Урусов слушал его с неуместным и раздражающим выражением притворного сочувствия, которого Борович не мог вынести.
— Несмотря на это, — добавил он спокойно, — я благодарен тебе за эту насмешливую жалость, которой ты желаешь дать понять, что не веришь в мою искренность.
— Но я же верю, верю, дурашка! — возразил Урусов. — Я свято верю, что ты говоришь в соответствии с собственным представлением, с представлением, которое ты тщательно препарировал и за которое изо всех сил держишься.
Борович развел руками:
— С тобой невозможно спорить.
— …сказал пациент врачу, — закончил Урусов.
— Если этот врач был психиатром… — заколебался Борович.
— Он был психоаналитиком, который хотел вылечить пациента раз и навсегда через представление пациенту его комплекса.
— И так увлекся, что попытался внушить ему собственные фантазии.
— Да что за черт! — взорвался Урусов. — Ты что, считаешь меня свахой, сводней?
— Нет…
— Думаешь, что мне аж свербит, чтобы двое предназначенных друг другу людей…
— Вот уж прямо предназначенных? — засмеялся Борович.
Урусов встал и отмахнулся от него.
— Все, хватит.
— Это будет лучше всего.
— Можно у тебя поспать?
— Да пожалуйста. Дам тебе пижаму. Могу даже шторы задернуть.
— Спасибо. Я лучше всего сплю при свете.
Борович сел с книгой у окна. Мишенька, раздеваясь и укладываясь на софе, отрывочными фразами рассказывал о своих ссорах с руководством общества эмигрантов, о двух господах, которые постоянно находят его и морят скукой, о вчерашнем приеме у Малиновских. Наконец он заснул.
Стефан уже привык к таким визитам Урусова. Он считал его одним из немногих близких людей, которые почти не смущали его своим присутствием и менее всего чувствовали себя зажатыми при нем. Но нынче он ощутил к Мишеньке явственную жалость или даже неприязнь. Как он мог позволить себе подобную бестактность, как мог выскочить со своими подозрениями?
«А может, он и Богне об этом говорил? — вдруг испугался Борович. — Может, они разговаривали об этом… В таком случае, сегодняшний фокус Мишеньки имеет куда более глубокое значение».
Сперва он даже хотел разбудить Урусова и спросить об этом, категорически потребовать правды. Однако, подумав, решил, что эта идея не похожа на правду.
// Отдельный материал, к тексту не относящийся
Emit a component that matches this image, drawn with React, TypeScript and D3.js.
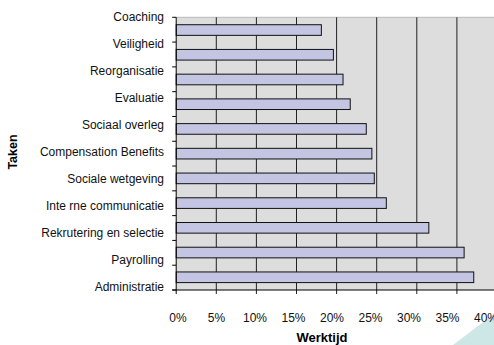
import React, { useEffect, useRef } from 'react';
import * as d3 from 'd3';

// categorieën van boven naar onder
const taken = [
  'Coaching',
  'Veiligheid',
  'Reorganisatie',
  'Evaluatie',
  'Sociaal overleg',
  'Compensation Benefits',
  'Sociale wetgeving',
  'Inte rne communicatie',
  'Rekrutering en selectie',
  'Payrolling',
  'Administratie',
];
const werktijd = [18.1, 19.6, 20.8, 21.7, 23.7, 24.4, 24.7, 26.2, 31.5, 35.9, 37.1];
const xTicks = [0, 5, 10, 15, 20, 25, 30, 35, 40];

const App: React.FC = () => {
  const ref = useRef<SVGSVGElement>(null);

  useEffect(() => {
    const svg = d3.select(ref.current);
    svg.selectAll('*').remove();

    const width = 494;
    const height = 345;
    const left = 176.2;
    const right = 497;
    const top = 17.3;
    const bottom = 290;
    const font = 'Liberation Sans, Arial, sans-serif';

    const x = d3.scaleLinear().domain([0, 40]).range([left, right]);
    // ticklabels staan iets dichter op elkaar dan de rasterlijnen
    const xLabel = d3.scaleLinear().domain([0, 40]).range([178, 486]);
    const y = d3.scaleBand().domain(taken).range([top, bottom]).paddingInner(0.57).paddingOuter(0.3);
    const labelY = d3.scalePoint().domain(taken).range([top, 286.9]);
    const bounds = d3.range(taken.length + 1).map((i) => top + (i * (bottom - top)) / taken.length);

    svg.attr('width', width).attr('height', height);

    // decoratie rechtsonder
    svg.append('polygon')
      .attr('points', '453,345 494,314 494,345')
      .attr('fill', '#cde6e6');

    // plotvlak
    svg.append('rect')
      .attr('x', left).attr('y', top)
      .attr('width', width - left).attr('height', bottom - top)
      .attr('fill', '#dddddd');
    svg.append('line')
      .attr('x1', left).attr('x2', width).attr('y1', top).attr('y2', top)
      .attr('stroke', '#b8b8b8');

    // rasterlijnen
    svg.append('g').selectAll('line')
      .data(xTicks.slice(1))
      .enter().append('line')
      .attr('x1', (d) => x(d)).attr('x2', (d) => x(d))
      .attr('y1', top).attr('y2', bottom + 4)
      .attr('stroke', '#222').attr('stroke-width', 1);

    // balken
    svg.append('g').selectAll('rect')
      .data(taken)
      .enter().append('rect')
      .attr('x', x(0))
      .attr('y', (d) => y(d) || 0)
      .attr('width', (d, i) => x(werktijd[i]) - x(0))
      .attr('height', y.bandwidth())
      .attr('fill', '#c4c4e3')
      .attr('stroke', '#111').attr('stroke-width', 1);

    // assen
    svg.append('line')
      .attr('x1', left).attr('x2', left).attr('y1', top).attr('y2', bottom + 4)
      .attr('stroke', '#000');
    svg.append('line')
      .attr('x1', left - 4).attr('x2', width).attr('y1', bottom).attr('y2', bottom)
      .attr('stroke', '#000');
    svg.append('g').selectAll('line')
      .data(bounds)
      .enter().append('line')
      .attr('x1', left - 4).attr('x2', left)
      .attr('y1', (d) => d).attr('y2', (d) => d)
      .attr('stroke', '#000');

    // labels
    svg.append('g').selectAll('text')
      .data(taken)
      .enter().append('text')
      .attr('x', 164)
      .attr('y', (d) => (labelY(d) || 0) + 4)
      .attr('text-anchor', 'end')
      .style('font-family', font).style('font-size', '12px').attr('fill', '#111')
      .text((d) => d);

    svg.append('g').selectAll('text')
      .data(xTicks)
      .enter().append('text')
      .attr('x', (d) => xLabel(d))
      .attr('y', 322)
      .attr('text-anchor', 'middle')
      .style('font-family', font).style('font-size', '12px').attr('fill', '#111')
      .text((d) => `${d}%`);

    svg.append('text')
      .attr('x', 322).attr('y', 342)
      .attr('text-anchor', 'middle')
      .style('font-family', font).style('font-size', '13px').style('font-weight', 'bold')
      .text('Werktijd');

    svg.append('text')
      .attr('transform', 'translate(17,152) rotate(-90)')
      .attr('text-anchor', 'middle')
      .style('font-family', font).style('font-size', '12.5px').style('font-weight', 'bold')
      .text('Taken');
  }, []);

  return <svg ref={ref} style={{ position: 'absolute', left: 0, top: 0 }}></svg>;
};

export default App;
Богна не имела ни малейших оснований говорить с Мишенькой или кем-то еще о том, что было лишь фантазией, о том, во что она и сама-то не верила, что ей и в голову не могло прийти.
— Что не является правдой, — прошептал он решительно.
Однако он чувствовал себя настолько возбужденным беспочвенными подозрениями Урусова, что не мог читать. Тихо встал, взял шляпу и вышел.
Был полдень. Как всегда в воскресный день, улицы были полны народа. Нагревался асфальт и стены домов, жара усиливалась. В Лазенках, куда он забрел после бездумных двухчасовых блужданий, царила приятная прохлада, однако и тут хватало публики. По преимуществу это были молодые парочки. Женщины в легких, почти прозрачных платьях, и мужчины в светлых нарядах. Смех, визг и обрывки разговоров сливались со звуками танго: в парковом кафе играл оркестр. Белые квадраты столов щетинились стаканами с лимонадом и напитками. Он тоже хотел присесть, но осмотревшись, так и не заметил свободного места.
Он сел неподалеку, на лавку. Рядом отчаянно флиртовала парочка. Дальше — вторая и третья. Он стал смотреть на проплывающую мимо толпу.
«Это странно, — решил Борович. — Нет никого в одиночестве».
И подумал еще: «Вот утонченный метод выявления в себе потаенных желаний: у других есть свои самки, а меня-де это задевает, бьет по нервам, привлекает мое внимание, — значит, у меня подсознательно растет тоска, а может, и желание одарить и себя таким же сублимированным чувством любви. Что за абсурд! И все-таки даже такой тонкий человек, как Мишенька, не в силах оперировать иными категориями: шаблоны, шаблоны и шаблоны.
Но ведь если смотреть на стремление к браку максимально объективно, можно считать его разумным лишь в том случае, когда он является неизменным. Однако если эта продолжительность достигается лишь через терпение или примирение с судьбой, то в чем тут логика? Человек женится, если ему надоело одиночество, если ему надоел он сам. Тогда он селится под одной крышей с другим существом, которое ему надоест, что естественно, еще быстрее. И тогда есть два выхода: либо страдать, либо пользоваться любой предоставляющейся возможностью, чтобы сбежать из дома, пусть бы и в кафе, и просиживать там часами — как делает, например, Малиновский. И таких — миллионы. Из шаблона рождается шаблон».